People v. Cardwell

78 N.Y.2d 996 | NY | 1991

OPINION OF THE COURT

Memorandum.

In each case the order of the Appellate Division should be reversed and a new trial ordered.

Appellants George Cardwell and Herman Goss, along with a third codefendant Johnnie McCoy, were charged with two counts of second degree murder, one count of first degree robbery, and two counts of second degree criminal possession of a weapon. These charges arose from a robbery and fatal shooting at a Queens candy store. The three codefendants were tried together before a Queens jury after their motion for severance was denied.

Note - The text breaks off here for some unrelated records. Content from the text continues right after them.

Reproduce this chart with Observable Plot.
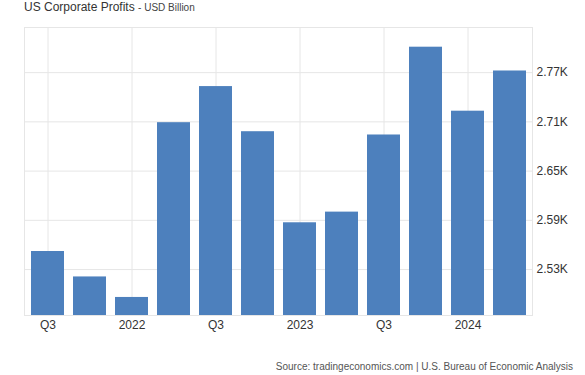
<!DOCTYPE html>
<html>
<head>
<meta charset="utf-8">
<script src="https://cdn.jsdelivr.net/npm/d3@7"></script>
<script src="https://cdn.jsdelivr.net/npm/@observablehq/plot@0.6"></script>
<style>
  html, body { margin: 0; padding: 0; background: #fff; }
  body { width: 585px; height: 375px; position: relative; overflow: hidden; font-family: "Liberation Sans", Arial, sans-serif; }
  #title { position: absolute; left: 24px; top: 0px; color: #333; font-size: 12px; white-space: nowrap; }
  #title span { font-size: 10px; color: #444; }
  #source { position: absolute; right: 12px; top: 361px; color: #555; font-size: 10px; white-space: nowrap; }
  #chart { position: absolute; left: 0; top: 0; }
</style>
</head>
<body>
<div id="chart"></div>
<div id="title">US Corporate Profits <span>- USD Billion</span></div>
<div id="source">Source: tradingeconomics.com | U.S. Bureau of Economic Analysis</div>
<script>
const quarters = ["2021 Q3","2021 Q4","2022 Q1","2022 Q2","2022 Q3","2022 Q4","2023 Q1","2023 Q2","2023 Q3","2023 Q4","2024 Q1","2024 Q2"];
const profits = [2552, 2521, 2496, 2709, 2753, 2698, 2587, 2600, 2694, 2801, 2723, 2772];
const xTickQuarters = ["2021 Q3","2022 Q1","2022 Q3","2023 Q1","2023 Q3","2024 Q1"];
const xTickLabels = ["Q3","2022","Q3","2023","Q3","2024"];
const yTicks = [2530, 2590, 2650, 2710, 2770];

const data = quarters.map((q, i) => ({quarter: q, value: profits[i]}));
const xLabel = new Map(xTickQuarters.map((q, i) => [q, xTickLabels[i]]));

const chart = Plot.plot({
  width: 585,
  height: 375,
  marginTop: 27,
  marginBottom: 60,
  marginLeft: 24,
  marginRight: 53,
  style: {fontFamily: "'Liberation Sans', Arial, sans-serif", fontSize: "12px", color: "#333", background: "#fff"},
  x: {type: "band", domain: quarters, paddingInner: 0.22, paddingOuter: 0.11},
  y: {domain: [2474, 2825]},
  marks: [
    Plot.gridX(xTickQuarters, {stroke: "#e6e6e6", strokeOpacity: 1}),
    Plot.gridY(yTicks, {stroke: "#e6e6e6", strokeOpacity: 1}),
    Plot.frame({stroke: "#e6e6e6"}),
    Plot.barY(data, {x: "quarter", y1: 2474, y2: "value", fill: "#4d80bd"}),
    Plot.axisX(xTickQuarters, {tickSize: 0, tickPadding: 5, tickFormat: d => xLabel.get(d), fill: "#333", fontSize: 12, label: null}),
    Plot.axisY(yTicks, {anchor: "right", tickSize: 0, tickPadding: 4, tickFormat: d => (d / 1000).toFixed(2) + "K", fill: "#333", fontSize: 12, label: null})
  ]
});
document.getElementById("chart").appendChild(chart);
</script>
</body>
</html>
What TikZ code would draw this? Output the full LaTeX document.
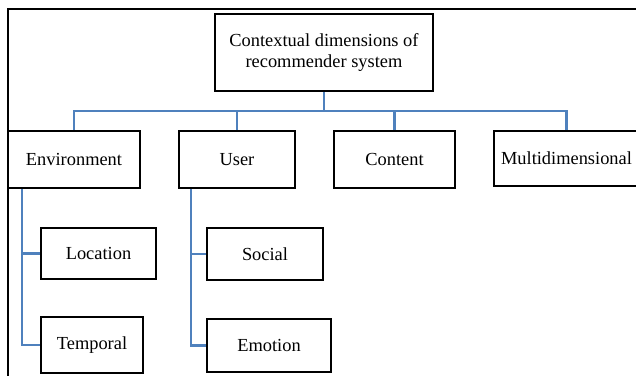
\documentclass[tikz,border=0pt]{standalone}
\usepackage{fontspec}
\setmainfont{Liberation Serif}
\usetikzlibrary{backgrounds}
\definecolor{linkblue}{RGB}{79,129,189}
\begin{document}
\begin{tikzpicture}[x=1pt,y=-1pt,
  box/.style={draw=black,line width=2.8pt,fill=white,inner sep=0pt,align=center,
    font=\fontsize{18.4}{20.5}\selectfont},
  conn/.style={draw=linkblue,line width=2.4pt},
  frame/.style={draw=black,line width=2.4pt}]
\useasboundingbox (0,0) rectangle (636,375);
% outer frame
\draw[frame] (8,380) -- (8,9) -- (645,9);
% helper coordinates for the bus lines
\coordinate (bar) at (0,111);
\coordinate (envtrunk) at (22,0);
\coordinate (usertrunk) at (191,0);
% nodes
\node[box,minimum width=218pt,minimum height=77pt] (root) at (324,52.5)
  {Contextual dimensions of\\recommender system};
\node[box,minimum width=132pt,minimum height=57pt] (env) at (74,159.5) {Environment};
\node[box,minimum width=116pt,minimum height=57pt] (user) at (237,159.5) {User};
\node[box,minimum width=121pt,minimum height=57pt] (content) at (394.5,159.5) {Content};
\node[box,minimum width=145pt,minimum height=55pt] (multi) at (566.5,158.5) {Multidimensional};
\node[box,minimum width=115pt,minimum height=51pt] (location) at (98.5,253.5) {Location};
\node[box,minimum width=102pt,minimum height=56pt] (temporal) at (92,345) {Temporal};
\node[box,minimum width=116pt,minimum height=52pt] (social) at (265,254) {Social};
\node[box,minimum width=124pt,minimum height=53pt] (emotion) at (269,345.5) {Emotion};
% connectors, kept behind the boxes
\begin{scope}[on background layer]
\draw[conn] (root.center) -- (root.center |- bar);
\draw[conn] (env.center) -- (env.center |- bar) -- (multi.center |- bar) -- (multi.center);
\draw[conn] (user.center) -- (user.center |- bar);
\draw[conn] (content.center) -- (content.center |- bar);
\draw[conn] (env.south -| envtrunk) |- (temporal.center);
\draw[conn] (location.center -| envtrunk) -- (location.center);
\draw[conn] (user.south -| usertrunk) |- (emotion.center);
\draw[conn] (social.center -| usertrunk) -- (social.center);
\end{scope}
\end{tikzpicture}
\end{document}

McCoy was acquitted of all charges, while Goss and Cardwell were both convicted.

On appeal, we consider whether the Trial Judge abused his discretion in refusing to sever the trials of Goss and Cardwell from those of each other and from that of McCoy. We conclude, based on our holding in People v Mahboubian (74 NY2d 174), that the trials should have been severed and that Goss and Cardwell are entitled to a new trial.

"[I]n all cases a strong public policy favors joinder, because it expedites the judicial process, reduces court congestion, and avoids the necessity of recalling witnesses” (People v Mahboubian, supra, at 183). An application for severance is addressed to the discretion of the Trial Judge, and the Judge’s ruling will ordinarily not be disturbed (People v Cruz, 66 NY2d 61, revd on other grounds and remanded 481 US 186, on remand 70 NY2d 733). However, the Trial Judge’s discretion is not absolute.

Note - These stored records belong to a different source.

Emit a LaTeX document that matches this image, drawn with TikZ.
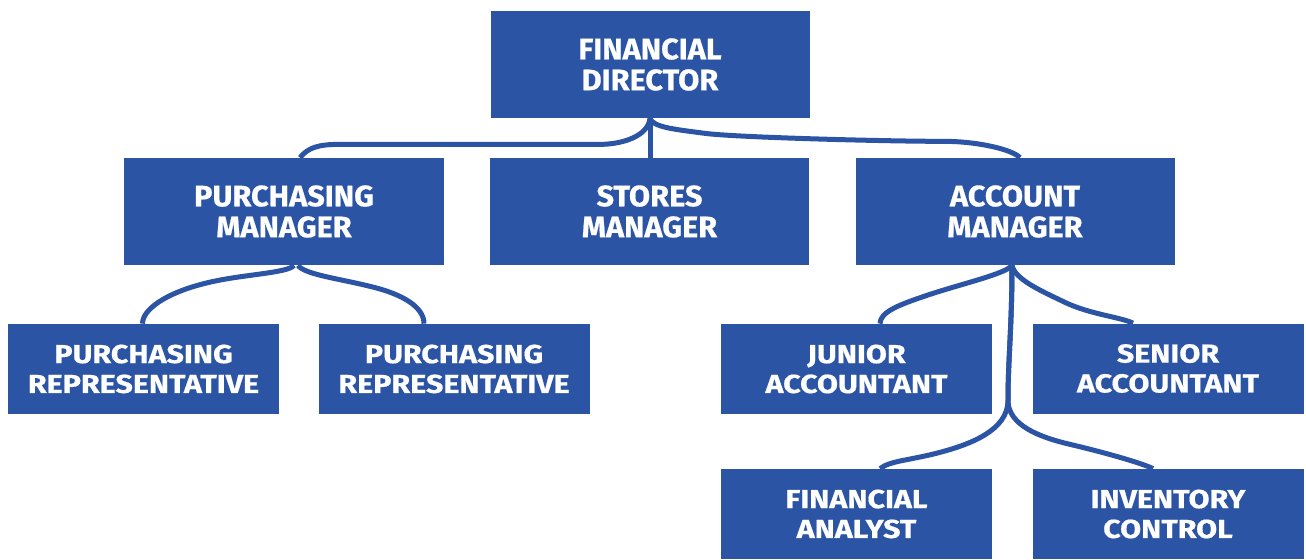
\documentclass[tikz,border=0pt]{standalone}
\usepackage{fontspec}
\setmainfont{Fira Sans}
\newfontfamily\widefont[FakeStretch=1.17, FakeBold=0.6]{Fira Sans}
\newfontfamily\headfont[FakeStretch=1.04, FakeBold=0.6]{Fira Sans}
\usepackage{xcolor}
\usetikzlibrary{
		calc,
		arrows.meta
	}
\definecolor{orgblue}{RGB}{43,84,164}
\tikzset{
		>=stealth,
		role/.style={fill=orgblue, text=white, align=center, inner sep=0pt},
		headbox/.style={role, minimum width=6.38cm, minimum height=2.14cm,
			font=\headfont\bfseries\fontsize{16.8}{17.6}\selectfont},
		staffbox/.style={role, minimum width=5.42cm, minimum height=1.8cm,
			font=\widefont\bfseries\fontsize{14.8}{17}\selectfont},
		link/.style={draw=orgblue, line width=0.1cm}
	}

\begin{document}
\begin{tikzpicture}[x=0.2mm, y=0.2mm] % (each unit = one pixel of the chart, y goes down as -y)
		\useasboundingbox (0,0) rectangle (1306,-559);
		% director and managers
		\node[headbox] (fd) at (650,-64.5) {FINANCIAL\\DIRECTOR};
		\node[headbox] (pm) at (284,-211.5) {PURCHASING\\MANAGER};
		\node[headbox] (sm) at (649.5,-211.5) {STORES\\MANAGER};
		\node[headbox] (am) at (1015,-211.5) {ACCOUNT\\MANAGER};
		% staff boxes
		\foreach \n/\x/\y/\t in {pra/143.5/369/{PURCHASING\\REPRESENTATIVE},
				prb/454/369/{PURCHASING\\REPRESENTATIVE},
				ja/856.5/369/{JUNIOR\\ACCOUNTANT},
				sa/1168/368.5/{SENIOR\\ACCOUNTANT},
				fa/856.5/514/{FINANCIAL\\ANALYST},
				ic/1168/514/{INVENTORY\\CONTROL}}
			\node[staffbox] (\n) at (\x,-\y) {\t};

		% director -> managers
		\draw[link] (fd.south) -- (fd.south |- sm.north);
		\draw[link] (fd.south) .. controls +(-2,-18) and +(22,0) .. ++(-50,-26)
			-- ++(-260,0) .. controls +(-22,0) and +(8,10) .. ($(pm.north)+(16,0)$);
		\draw[link] (fd.south) .. controls +(3,-9) and +(-30,4) .. ++(55,-15)
			.. controls +(30,-4) and +(-60,0) .. ++(240,-8)
			.. controls +(30,0) and +(-9,9) .. ($(am.north)+(5,0)$);
		% purchasing manager -> representatives
		\draw[link] ($(pm.south)+(10,0)$) .. controls +(-6,-8) and +(35,9) .. ++(-89,-18)
			.. controls +(-40,-10) and +(0,14) .. ($(pra.north)+(-1,0)$);
		\draw[link] ($(pm.south)+(14,0)$) .. controls +(6,-9) and +(-30,7.5) .. ++(72,-21)
			.. controls +(34,-8) and +(0,16) .. ($(prb.north)+(-30,0)$);
		% account manager -> accountants
		\draw[link] ($(am.south)+(-3,0)$) .. controls +(-5,-8) and +(30,10) .. ++(-82,-29)
			.. controls +(-30,-10) and +(0,12) .. ($(ja.north)+(23.5,0)$);
		\draw[link] ($(am.south)+(-3,0)$) .. controls +(3,-14) and +(-25,12) .. ++(53,-37)
			.. controls +(25,-12) and +(-12,6) .. ($(sa.north)+(-35,0)$);
		% account manager -> analyst, inventory (down the middle)
		\draw[link] ($(am.south)+(-3,0)$) .. controls +(0,-60) and +(0,40) .. ++(-4,-135)
			.. controls +(0,-30) and +(30,8) .. ++(-68,-52)
			.. controls +(-30,-8) and +(10,8) .. ($(fa.north)+(23.5,0)$);
		\draw[link] ($(am.south)+(-3,0)$) .. controls +(0,-60) and +(0,40) .. ++(-4,-135)
			.. controls +(0,-25) and +(-30,7) .. ++(62,-44)
			.. controls +(30,-7) and +(-12,6) .. ($(ic.north)+(-15,0)$);
	\end{tikzpicture}
\end{document}
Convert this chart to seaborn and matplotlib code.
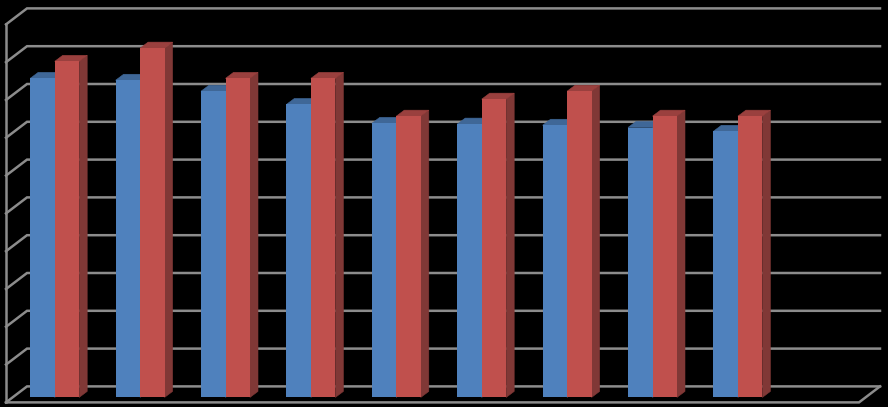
import numpy as np
import pandas as pd
import matplotlib
matplotlib.use("Agg")
import matplotlib.pyplot as plt
from matplotlib.patches import Polygon
import seaborn as sns

# Values (no labels in the original, y is 0-100)
categories = ["1", "2", "3", "4", "5", "6", "7", "8", "9"]
blue_values = [84.4, 83.9, 81.0, 77.5, 72.5, 72.3, 72.0, 71.4, 70.4]
red_values = [88.9, 92.4, 84.4, 84.4, 74.4, 78.9, 81.0, 74.4, 74.4]
y_ticks = [0, 10, 20, 30, 40, 50, 60, 70, 80, 90, 100]

W, H = 888, 407
PX_PER_CAT = 85.4
PX_PER_UNIT = 3.78
BASE_Y = 397.4     # pixel row of value 0 on bar fronts
FIRST_X = 54.7     # pixel column of first category centre

# Chart depth in pixels
BAR_DX, BAR_DY = 8, 6
WALL_DX, WALL_DY = 21, 16
BACK_FLOOR_Y = 386.4
FRONT_FLOOR_Y = BACK_FLOOR_Y + WALL_DY
BACK_LEFT, BACK_RIGHT = 27, 880
LINE_W = 1.8


def px_x(x):
    return (x - FIRST_X) / PX_PER_CAT


def px_y(y):
    return (BASE_Y - y) / PX_PER_UNIT


df = pd.DataFrame({
    "cat": categories * 2,
    "val": blue_values + red_values,
    "series": ["a"] * len(categories) + ["b"] * len(categories),
})

fig = plt.figure(figsize=(W / 100, H / 100), dpi=100, facecolor="black")
ax = fig.add_axes([0, 0, 1, 1])
sns.barplot(data=df, x="cat", y="val", hue="series", order=categories,
            palette=["#4F81BD", "#C0504D"], width=49 / PX_PER_CAT, gap=0,
            saturation=1, legend=False, linewidth=0, ax=ax)
ax.set_xlim(px_x(0), px_x(W))
ax.set_ylim(px_y(H), px_y(0))
ax.set_axis_off()

# Walls and floor
grid = "#8C8C8C"
dx = BACK_LEFT - WALL_DX
for t in y_ticks:
    y_back = BACK_FLOOR_Y - t * PX_PER_UNIT
    ax.plot([px_x(dx), px_x(BACK_LEFT), px_x(BACK_RIGHT)],
            [px_y(y_back + WALL_DY), px_y(y_back), px_y(y_back)],
            color=grid, lw=LINE_W, zorder=1, solid_joinstyle="miter")
ax.plot([px_x(dx), px_x(dx)],
        [px_y(FRONT_FLOOR_Y), px_y(BACK_FLOOR_Y - 100 * PX_PER_UNIT + WALL_DY)],
        color=grid, lw=LINE_W, zorder=1)
ax.plot([px_x(dx), px_x(BACK_RIGHT - WALL_DX), px_x(BACK_RIGHT)],
        [px_y(FRONT_FLOOR_Y), px_y(FRONT_FLOOR_Y), px_y(BACK_FLOOR_Y)],
        color=grid, lw=LINE_W, zorder=1, solid_joinstyle="miter")

# 3D faces on each bar, left to right so the red bars overlap the blue ones
shades = {"#4f81bd": ("#3F6797", "#375A84"), "#c0504d": ("#9A403E", "#803836")}
off_x = BAR_DX / PX_PER_CAT
off_y = BAR_DY / PX_PER_UNIT
bars = sorted([p for p in ax.patches if p.get_height() > 0], key=lambda p: p.get_x())
for i, bar in enumerate(bars):
    x0, w, h = bar.get_x(), bar.get_width(), bar.get_height()
    x1 = x0 + w
    top, side = shades[matplotlib.colors.to_hex(bar.get_facecolor())]
    z = 3 + i * 0.1
    ax.add_patch(Polygon([(x1, 0), (x1 + off_x, off_y), (x1 + off_x, h + off_y), (x1, h)],
                         closed=True, fc=side, ec=side, lw=0.4, zorder=z))
    ax.add_patch(Polygon([(x0, h), (x0 + off_x, h + off_y), (x1 + off_x, h + off_y), (x1, h)],
                         closed=True, fc=top, ec=top, lw=0.4, zorder=z))
    bar.set_zorder(z + 0.05)

fig.savefig("out.png", dpi=100, facecolor="black")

In Mahboubian (supra) we set forth a two-part test for determining whether severance is required, stating that "severance is compelled where the core of each defense is in irreconcilable conflict with the other and where there is a *998significant danger, as both defenses are portrayed to the trial court, that the conflict alone would lead the jury to infer defendant’s guilt” (id., at 184).

Since the District Attorney concedes in this case that the defenses of Goss and Cardwell on the one hand and that of McCoy on the other are in irreconcilable conflict, we turn our attention to the second prong of the Mahboubian test.

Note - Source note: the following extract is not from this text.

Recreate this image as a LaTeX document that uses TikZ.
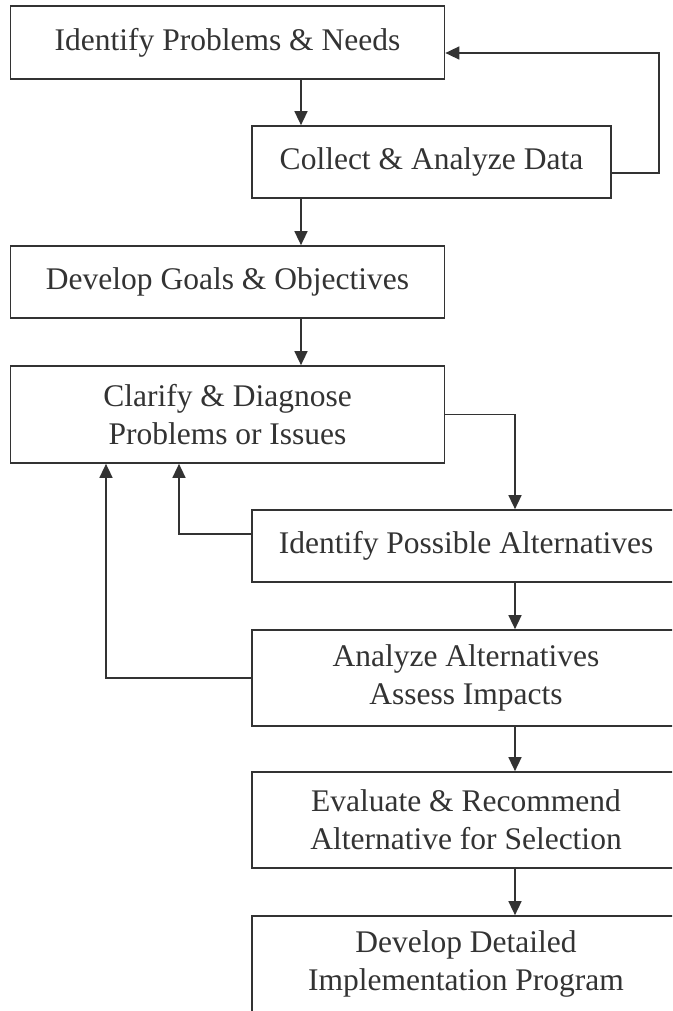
\documentclass[tikz,border=0pt]{standalone}
\usepackage{fontspec}
\setmainfont{Liberation Serif}
\usetikzlibrary{arrows.meta}
\definecolor{ink}{gray}{0.2}
\tikzset{
  box/.style={draw=ink, line width=1.7pt, rectangle, align=center, text=ink,
    font=\fontsize{31.5}{38}\selectfont, inner sep=0pt},
  arr/.style={draw=ink, line width=1.5pt, -{Triangle[length=14pt,width=13pt]}}
}
\begin{document}
\begin{tikzpicture}[x=1pt,y=-1pt]
\useasboundingbox (0,0) rectangle (672,1011);
\clip (0,0) rectangle (672,1011);
\fill[white] (0,0) rectangle (672,1011);
\node[box, minimum width=434pt, minimum height=73pt] (b1) at (227.5,42.5) {Identify Problems \& Needs};
\node[box, minimum width=359pt, minimum height=72pt] (b2) at (431.5,162) {Collect \& Analyze Data};
\node[box, minimum width=434pt, minimum height=72pt] (b3) at (227.5,282) {Develop Goals \& Objectives};
\node[box, minimum width=434pt, minimum height=97pt] (b4) at (227.5,414.5) {Clarify \& Diagnose\\Problems or Issues};
\node[box, minimum width=428pt, minimum height=72pt] (b5) at (466,546) {Identify Possible Alternatives};
\node[box, minimum width=428pt, minimum height=96pt] (b6) at (466,678) {Analyze Alternatives\\Assess Impacts};
\node[box, minimum width=428pt, minimum height=96pt] (b7) at (466,820) {Evaluate \& Recommend\\Alternative for Selection};
\node[box, minimum width=428pt, minimum height=96pt] (b8) at (466,964) {Develop Detailed\\Implementation Program};
\coordinate (cx1) at (301,0);
\coordinate (cx2) at (515,0);
\coordinate (fr) at (659,0);
\coordinate (fa) at (179,0);
\coordinate (fb) at (106,0);
\draw[arr] (b1.south -| cx1) -- (b2.north -| cx1);
\draw[arr] (b2.south -| cx1) -- (b3.north -| cx1);
\draw[arr] (b3.south -| cx1) -- (b4.north -| cx1);
\draw[arr] (b2.east |- 0,173) -| (fr |- 0,53) -- (b1.east |- 0,53);
\draw[arr] (b4.east) -| (b5.north -| cx2);
\draw[arr] (b5.south -| cx2) -- (b6.north -| cx2);
\draw[arr] (b6.south -| cx2) -- (b7.north -| cx2);
\draw[arr] (b7.south -| cx2) -- (b8.north -| cx2);
\draw[arr] (b5.west |- 0,534) -| (b4.south -| fa);
\draw[arr] (b6.west) -| (b4.south -| fb);
\end{tikzpicture}
\end{document}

As we noted in Mahboubian, any inquiry into the prejudicial effect of the denial of a severance motion is necessarily fact-specific. While a trial court must decide a severance motion "prospectively, based on its discretionary assessments of the strategies and evidence as forecast by the parties,” appellate courts have the benefit of a "full trial record by which they may, within the ambit of their * * * review powers, determine the existence of irreconcilable conflict and its possible effect on the verdict” (id., at 184-185).

Special factors unique to this case compel us to conclude that there should have been a severance. These factors include the conduct of the trial itself. While no one factor is dispositive in such matters, we note that in this case McCoy’s attorney took an aggressive adversarial stance against both Goss and Cardwell, in effect becoming a second prosecutor. Goss’ attorney then responded by attempting to impeach McCoy’s story with evidence of a recantation, which elicited an assertion from McCoy that the recantation had been induced by Cardwell’s threats — damaging evidence elicited not by the People, but by a codefendant. As in Mahboubian, this entire situation "created the sort of compelling prejudice that could have been avoided by the grant of the requested severance” (id., at 186).

Chief Judge Wachtler and Judges Simons, Kaye, Alexander, Titone, Hancock, Jr., and Bellacosa concur in memorandum.

In People v Cardwell: Order reversed, etc.

In People v Goss: Order reversed, etc.